Reduce number of MPs and MCAs, audit team says

Auditor-General Edward Ouko before the National Assembly's Budget and Appropriations Committee at Parliament Buildings in Nairobi on October 13, 2016 when a parliamentary working group handed in a report on the socioeconomic impact of the Constitution to the group. The report recommends that the number of Members of Parliament and County Assembly be reduced. PHOTO | JEFF ANGOTE | NATION MEDIA GROUP

What you need to know:

  • Audit team says Kenya has more representatives compared to countries with similar population and size of economy.
  • It does not specify ideal number of elected representatives.

Kenyans are overrepresented and reducing the number of MPs and MCAs will go a long way in slashing government spending, a team led by Auditor-General Edward Ouko has said.

“Kenya has more representatives (number of MPs, senators and MCAs) compared with countries with similar population and size of economy. The number of MPs and senators alone is above the global average,” said the team that audited the social and economic impact of the Constitution promulgated in August, 2010.

However, the team, which presented its findings to the Budget and Appropriations Committee of the National Assembly on Thursday, did not specify what number of elected representatives would be ideal.

“Kenyan representatives are also some of the most highly paid MPs and MCAs in the world,” the team said in its report. “They are paid even more than representatives in some of the advanced economies.”

To cap the salaries of elected representatives, the team recommended that the Salaries and Remuneration Commission develop guidelines for Parliament to follow so that 60 per cent of their gross earning is paid as basic salary and 40 per cent as allowances.

Currently, their salaries are based on a set amount while allowances are paid for attending meetings and mileage reimbursed according to distance travelled.

Kenya has 416 lawmakers; 67 senators and 349 members of the National Assembly. It also has 2,526 MCAs.

Although the audit team has also proposed a change in the system of representation, it stopped short of saying which way the country should go, leaving that to the political class. Kenya adopted a presidential system after the 2013 General Election. Before that, it had a hybrid of presidential and parliamentary systems.

WAGE BILL

The Working Group, as the audit team is known, said there has also been an increase in both public expenditure and wage bill. However, this cannot be blamed on devolution or the implementation of the Constitution alone. There has also been an increase in national government development programmes.

Devolution was rated as a success, with improvements in healthcare provision, increased expenditure on early childhood education, agricultural services, sinking of more boreholes in arid areas and increased connectivity to tap water.

However, devolution’s gains have been watered down by corruption and wastage of public funds, which are now evident at the grassroots.

“Wastage has been there but because services are closer to the people, it is now also closer.
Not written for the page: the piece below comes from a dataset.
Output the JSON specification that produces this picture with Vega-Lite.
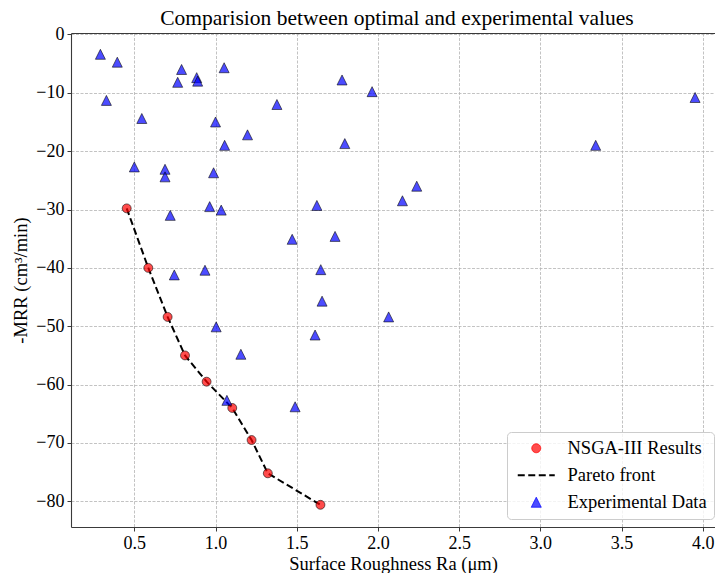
{
  "$schema": "https://vega.github.io/schema/vega-lite/v6.json",
  "width": 644,
  "height": 494,
  "autosize": {"type": "none"},
  "padding": {"left": 71, "top": 33, "right": 0, "bottom": 46},
  "background": "white",
  "title": {
    "text": "Comparision between optimal and experimental values",
    "font": "Liberation Serif",
    "fontSize": 21.5,
    "fontWeight": "normal",
    "color": "black",
    "anchor": "middle",
    "offset": 5,
    "dy": 9,
    "dx": 4
  },
  "config": {
    "view": {"stroke": null},
    "axis": {
      "labelFont": "Liberation Serif",
      "labelFontSize": 18,
      "labelColor": "black",
      "titleFont": "Liberation Serif",
      "titleFontSize": 18.5,
      "titleFontWeight": "normal",
      "titleColor": "black",
      "domainColor": "#3a3a3a",
      "domainWidth": 1.1,
      "tickColor": "#3a3a3a",
      "tickSize": 4,
      "tickWidth": 1,
      "labelPadding": 3,
      "gridColor": "#b4b4b4",
      "gridDash": [3, 1.5],
      "gridWidth": 0.8
    }
  },
  "data": {
    "values": [
      {"set": "optimal", "Ra": 0.453, "MRR": -29.8},
      {"set": "optimal", "Ra": 0.586, "MRR": -40.0},
      {"set": "optimal", "Ra": 0.705, "MRR": -48.4},
      {"set": "optimal", "Ra": 0.812, "MRR": -55.0},
      {"set": "optimal", "Ra": 0.945, "MRR": -59.5},
      {"set": "optimal", "Ra": 1.103, "MRR": -64.0},
      {"set": "optimal", "Ra": 1.222, "MRR": -69.5},
      {"set": "optimal", "Ra": 1.322, "MRR": -75.2},
      {"set": "optimal", "Ra": 1.646, "MRR": -80.6},
      {"set": "experiment", "Ra": 0.291, "MRR": -3.4},
      {"set": "experiment", "Ra": 0.395, "MRR": -4.75},
      {"set": "experiment", "Ra": 0.328, "MRR": -11.3},
      {"set": "experiment", "Ra": 0.791, "MRR": -6.0},
      {"set": "experiment", "Ra": 0.767, "MRR": -8.2},
      {"set": "experiment", "Ra": 0.884, "MRR": -7.4},
      {"set": "experiment", "Ra": 0.89, "MRR": -8.0},
      {"set": "experiment", "Ra": 1.053, "MRR": -5.7},
      {"set": "experiment", "Ra": 1.779, "MRR": -7.8},
      {"set": "experiment", "Ra": 1.964, "MRR": -9.8},
      {"set": "experiment", "Ra": 0.546, "MRR": -14.4},
      {"set": "experiment", "Ra": 1.0, "MRR": -15.0},
      {"set": "experiment", "Ra": 1.378, "MRR": -12.0},
      {"set": "experiment", "Ra": 1.197, "MRR": -17.2},
      {"set": "experiment", "Ra": 1.056, "MRR": -19.0},
      {"set": "experiment", "Ra": 1.796, "MRR": -18.7},
      {"set": "experiment", "Ra": 0.5, "MRR": -22.7},
      {"set": "experiment", "Ra": 0.689, "MRR": -23.1},
      {"set": "experiment", "Ra": 0.689, "MRR": -24.4},
      {"set": "experiment", "Ra": 0.988, "MRR": -23.7},
      {"set": "experiment", "Ra": 0.964, "MRR": -29.5},
      {"set": "experiment", "Ra": 1.035, "MRR": -30.1},
      {"set": "experiment", "Ra": 1.624, "MRR": -29.3},
      {"set": "experiment", "Ra": 0.721, "MRR": -31.0},
      {"set": "experiment", "Ra": 1.472, "MRR": -35.1},
      {"set": "experiment", "Ra": 1.736, "MRR": -34.6},
      {"set": "experiment", "Ra": 0.746, "MRR": -41.2},
      {"set": "experiment", "Ra": 0.935, "MRR": -40.4},
      {"set": "experiment", "Ra": 1.648, "MRR": -40.3},
      {"set": "experiment", "Ra": 3.953, "MRR": -10.8},
      {"set": "experiment", "Ra": 3.341, "MRR": -19.0},
      {"set": "experiment", "Ra": 2.239, "MRR": -26.0},
      {"set": "experiment", "Ra": 2.151, "MRR": -28.5},
      {"set": "experiment", "Ra": 2.066, "MRR": -48.4},
      {"set": "experiment", "Ra": 1.656, "MRR": -45.7},
      {"set": "experiment", "Ra": 1.004, "MRR": -50.1},
      {"set": "experiment", "Ra": 1.613, "MRR": -51.5},
      {"set": "experiment", "Ra": 1.156, "MRR": -54.8},
      {"set": "experiment", "Ra": 1.07, "MRR": -62.7},
      {"set": "experiment", "Ra": 1.49, "MRR": -63.8}
    ]
  },
  "resolve": {"axis": {"x": "independent"}},
  "layer": [
    {
      "transform": [{"filter": "datum.set === 'optimal'"}],
      "mark": {"type": "line", "strokeDash": [7, 3.5], "strokeWidth": 2},
      "encoding": {
        "x": {
          "field": "Ra",
          "type": "quantitative",
          "scale": {"domain": [0.11, 4.0756], "nice": false, "zero": false},
          "axis": {
            "title": "Surface Roughness Ra (μm)",
            "values": [0.5, 1.0, 1.5, 2.0, 2.5, 3.0, 3.5, 4.0],
            "format": ".1f",
            "labelFont": "Liberation Serif",
            "labelFontSize": 18,
            "titleFont": "Liberation Serif",
            "titlePadding": 2
          }
        },
        "y": {
          "field": "MRR",
          "type": "quantitative",
          "scale": {"domain": [-84.4, 0.25], "nice": false, "zero": false},
          "axis": {
            "title": "-MRR (cm³/min)",
            "values": [-80, -70, -60, -50, -40, -30, -20, -10, 0],
            "format": "d",
            "labelExpr": "replace(datum.label, '-', '−')",
            "labelFont": "Liberation Serif",
            "labelFontSize": 18,
            "titleFont": "Liberation Serif",
            "titlePadding": 5
          }
        },
        "color": {
          "datum": "Pareto front",
          "scale": {
            "domain": ["NSGA-III Results", "Pareto front", "Experimental Data"],
            "range": ["red", "black", "blue"]
          },
          "legend": {
            "title": null,
            "orient": "none",
            "legendX": 436,
            "legendY": 399,
            "direction": "vertical",
            "labelFont": "Liberation Serif",
            "labelFontSize": 18.5,
            "labelColor": "black",
            "padding": 7,
            "rowPadding": 8,
            "symbolOffset": 13,
            "labelOffset": 22,
            "symbolSize": 100,
            "strokeColor": "#cccccc",
            "fillColor": "rgba(255,255,255,0.8)",
            "cornerRadius": 4,
            "encode": {
              "symbols": {
                "update": {
                  "shape": {"signal": "datum.value === 'Pareto front' ? 'M-3.7,0H3.7' : datum.value === 'NSGA-III Results' ? 'circle' : 'M0,-1L1,1L-1,1Z'"},
                  "size": {"signal": "datum.value === 'NSGA-III Results' ? 80 : 100"},
                  "fill": {"signal": "datum.value === 'Pareto front' ? 'transparent' : datum.value === 'NSGA-III Results' ? 'red' : 'blue'"},
                  "fillOpacity": {"value": 0.7},
                  "stroke": {"signal": "datum.value === 'Pareto front' ? 'black' : 'rgba(0,0,0,0.7)'"},
                  "strokeWidth": {"signal": "datum.value === 'Pareto front' ? 2 : 0.8"},
                  "strokeDash": {"signal": "datum.value === 'Pareto front' ? [7, 3.5] : [1, 0]"},
                  "opacity": {"value": 1}
                }
              }
            }
          }
        }
      }
    },
    {
      "transform": [{"filter": "datum.set === 'optimal'"}],
      "mark": {
        "type": "point",
        "shape": "circle",
        "filled": true,
        "size": 80,
        "fillOpacity": 0.7,
        "stroke": "black",
        "strokeOpacity": 0.7,
        "strokeWidth": 0.8
      },
      "encoding": {
        "x": {"field": "Ra", "type": "quantitative", "axis": null},
        "y": {"field": "MRR", "type": "quantitative"},
        "color": {"datum": "NSGA-III Results"}
      }
    },
    {
      "transform": [{"filter": "datum.set === 'experiment'"}],
      "mark": {
        "type": "point",
        "shape": "M0,-1L1,1L-1,1Z",
        "filled": true,
        "size": 100,
        "fillOpacity": 0.7,
        "stroke": "black",
        "strokeOpacity": 0.7,
        "strokeWidth": 0.8
      },
      "encoding": {
        "x": {"field": "Ra", "type": "quantitative", "axis": null},
        "y": {"field": "MRR", "type": "quantitative"},
        "color": {"datum": "Experimental Data"}
      }
    },
    {
      "transform": [{"filter": "datum.set === 'optimal'"}],
      "mark": {"type": "point", "opacity": 0},
      "encoding": {
        "x": {
          "field": "Ra",
          "type": "quantitative",
          "axis": {"orient": "top", "labels": false, "ticks": false, "grid": false, "title": null, "domain": true}
        },
        "y": {"field": "MRR", "type": "quantitative"}
      }
    }
  ]
}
People are now seeing corruption and we hope that the institutions, like us, that do continuous work on the ground for deterrence and prevention can work,” said Mr Ouko.

The Auditor-General has recommended that government agencies that are involved in the wastage of resources suffer budget cuts as punishment, with MPs then playing their role in enforcing this. In its latest report on government accounts, the Office of the Auditor-General pointed out agencies and ministries that wasted Sh14.4 billion in the 2014/2015 financial year. This is a new way of reporting on the expenditure of public money.

The team also noted that counties have a bloated workforce and carry an unnecessarily large wage bill from the workers they inherited from local authorities. Some of the workers are redundant while others overpaid.

WEAK LAWS

The team said devolution was implemented without a proper policy or a thorough understanding of what it is meant to achieve, resulting in the late enactment of laws and the development of weak laws to implement it.

Among the effects of the hurried implementation of devolution were illogical differences in the salary scales of employees of the devolved governments.

“We found instances where drivers earn more than the officers they carry, and that is because they negotiated their salary when they were getting employed by the county government. We found a driver who earns Sh70,000 and the officer they carry earns Sh45,000,” said Prof Karitu Kanyinga, a member of the Working Group.

Mr Ouko described the Constitution as “very ambitious” and responding to concerns raised over many years, which made it very prescriptive. However, Kenyans have a hard time living by its ideals.

“The values enshrined in the Constitution are rarely adhered to. Lack of prudence in use of public resources, lack of integrity among State officers and other public servants, and recruitment practices that fail to reflect the regional and ethnic diversity of the country are clearly preventing the full realisation of the benefits of the Constitution,” he said.

The Working Group was, however, criticised for failing to come up with specific and drastic recommendations, with members of the Budget committee saying the proposals in the interim report presented in May last year were clearer.